Palma, a native of Guanajuato, Mexico, also has an inspiring personal story that would seem to make him well suited for a senior position combining public lands with equity and environmental justice issues.

In an October 2015 blog post on the HECHO website, Palma relayed the story of how he “went from being an immigrant boy employed as a migrant worker in the agricultural fields of the West, to becoming a manager of our public lands” for both BLM and the Forest Service.

Shortly after his parents and 11 siblings immigrated to the United States, he wrote, “I began my backbreaking work as a migrant worker” at the age of 8.

After graduating from high school, he worked various jobs during most of his 20s, including stints as a salesman and “driving a fertilizer tractor” on an industrial farm in Oregon.

It was in Oregon, he wrote, that he became interested in the Forest Service, and admitted he was surprised to learn people made careers out of managing the vast public landscape he grew to love.
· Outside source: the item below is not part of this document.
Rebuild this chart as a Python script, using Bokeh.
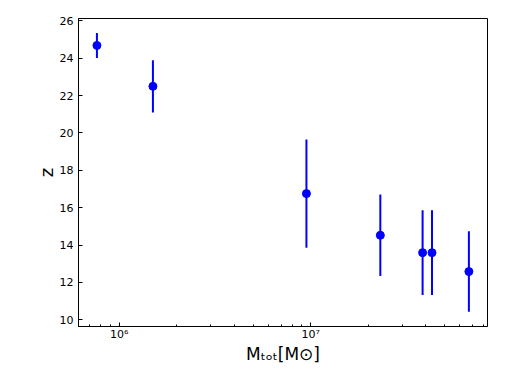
from bokeh.plotting import figure
from bokeh.models import Range1d, FixedTicker, SingleIntervalTicker, ColumnDataSource
from bokeh.embed import file_html
from bokeh.resources import INLINE

# data
mass = [7.65e5, 1.50e6, 9.5e6, 2.31e7, 3.84e7, 4.30e7, 6.70e7]
z = [24.68, 22.49, 16.75, 14.52, 13.59, 13.59, 12.58]
z_err = [0.67, 1.40, 2.90, 2.18, 2.27, 2.27, 2.15]

x_major = [1e6, 1e7]
x_major_labels = {1e6: "10⁶", 1e7: "10⁷"}
x_minor = [m * 10 ** e for e in (5, 6, 7) for m in range(2, 10)]

src = ColumnDataSource(dict(
    x=mass, z=z,
    lo=[a - b for a, b in zip(z, z_err)],
    hi=[a + b for a, b in zip(z, z_err)],
))

p = figure(
    output_backend="svg", toolbar_location=None,
    x_axis_type="log",
    x_range=Range1d(6.13e5, 8.38e7), y_range=Range1d(9.64, 26.12),
    frame_width=409, frame_height=308,
    min_border_left=78, min_border_right=10, min_border_top=18, min_border_bottom=45,
)
p.background_fill_color = "white"
p.border_fill_color = "white"
p.outline_line_color = "black"
p.outline_line_width = 1
p.xgrid.visible = False
p.ygrid.visible = False

p.segment(x0="x", y0="lo", x1="x", y1="hi", source=src, line_color="#0000ff", line_width=2)
p.scatter(x="x", y="z", source=src, size=8, fill_color="#0000ff", line_color="#0000ff")

xa = p.xaxis[0]
xa.ticker = FixedTicker(ticks=x_major, minor_ticks=x_minor)
xa.major_label_overrides = x_major_labels
xa.major_tick_in = 4
xa.major_tick_out = 0
xa.minor_tick_in = 2
xa.minor_tick_out = 0
xa.axis_line_color = "black"
xa.major_label_text_font = "DejaVu Sans"
xa.major_label_text_font_size = "11px"
xa.major_label_text_color = "black"
xa.major_label_standoff = 1
xa.axis_label = "Mₜₒₜ[M⊙]"
xa.axis_label_text_font = "DejaVu Sans"
xa.axis_label_text_font_style = "normal"
xa.axis_label_text_font_size = "17px"
xa.axis_label_text_color = "black"
xa.axis_label_standoff = 0

ya = p.yaxis[0]
ya.ticker = SingleIntervalTicker(interval=2, num_minor_ticks=0)
ya.major_tick_in = 4
ya.major_tick_out = 0
ya.minor_tick_in = 0
ya.minor_tick_out = 0
ya.axis_line_color = "black"
ya.major_label_text_font = "DejaVu Sans"
ya.major_label_text_font_size = "11px"
ya.major_label_text_color = "black"
ya.major_label_standoff = 5
ya.axis_label = "z"
ya.axis_label_text_font = "DejaVu Sans"
ya.axis_label_text_font_style = "normal"
ya.axis_label_text_font_size = "18px"
ya.axis_label_text_color = "black"
ya.axis_label_standoff = 0

open("out.html", "w").write(file_html(p, INLINE))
At age 29, he applied for an entry-level job with the Forest Service, while at the same time completing his business management degree at Oregon State University.

He eventually earned a master’s degree in environmental sciences from the University of Nevada, Reno, and started to climb up the Forest Service career ladder to eventually supervise the agency’s Lake Tahoe Basin Management Unit.

After leaving the Forest Service, he managed BLM’s Las Vegas field office and eventually was named Eastern states director, overseeing 39 million acres of subsurface mineral estate east of and bordering the Mississippi River. From there, he was appointed Utah state director in 2010.

“Only in America could a migrant boy from Mexico picking tomatoes look up toward the snow-capped mountains of the Sierra Nevada, and 30 years later, manage those same magnificent lands,” he wrote.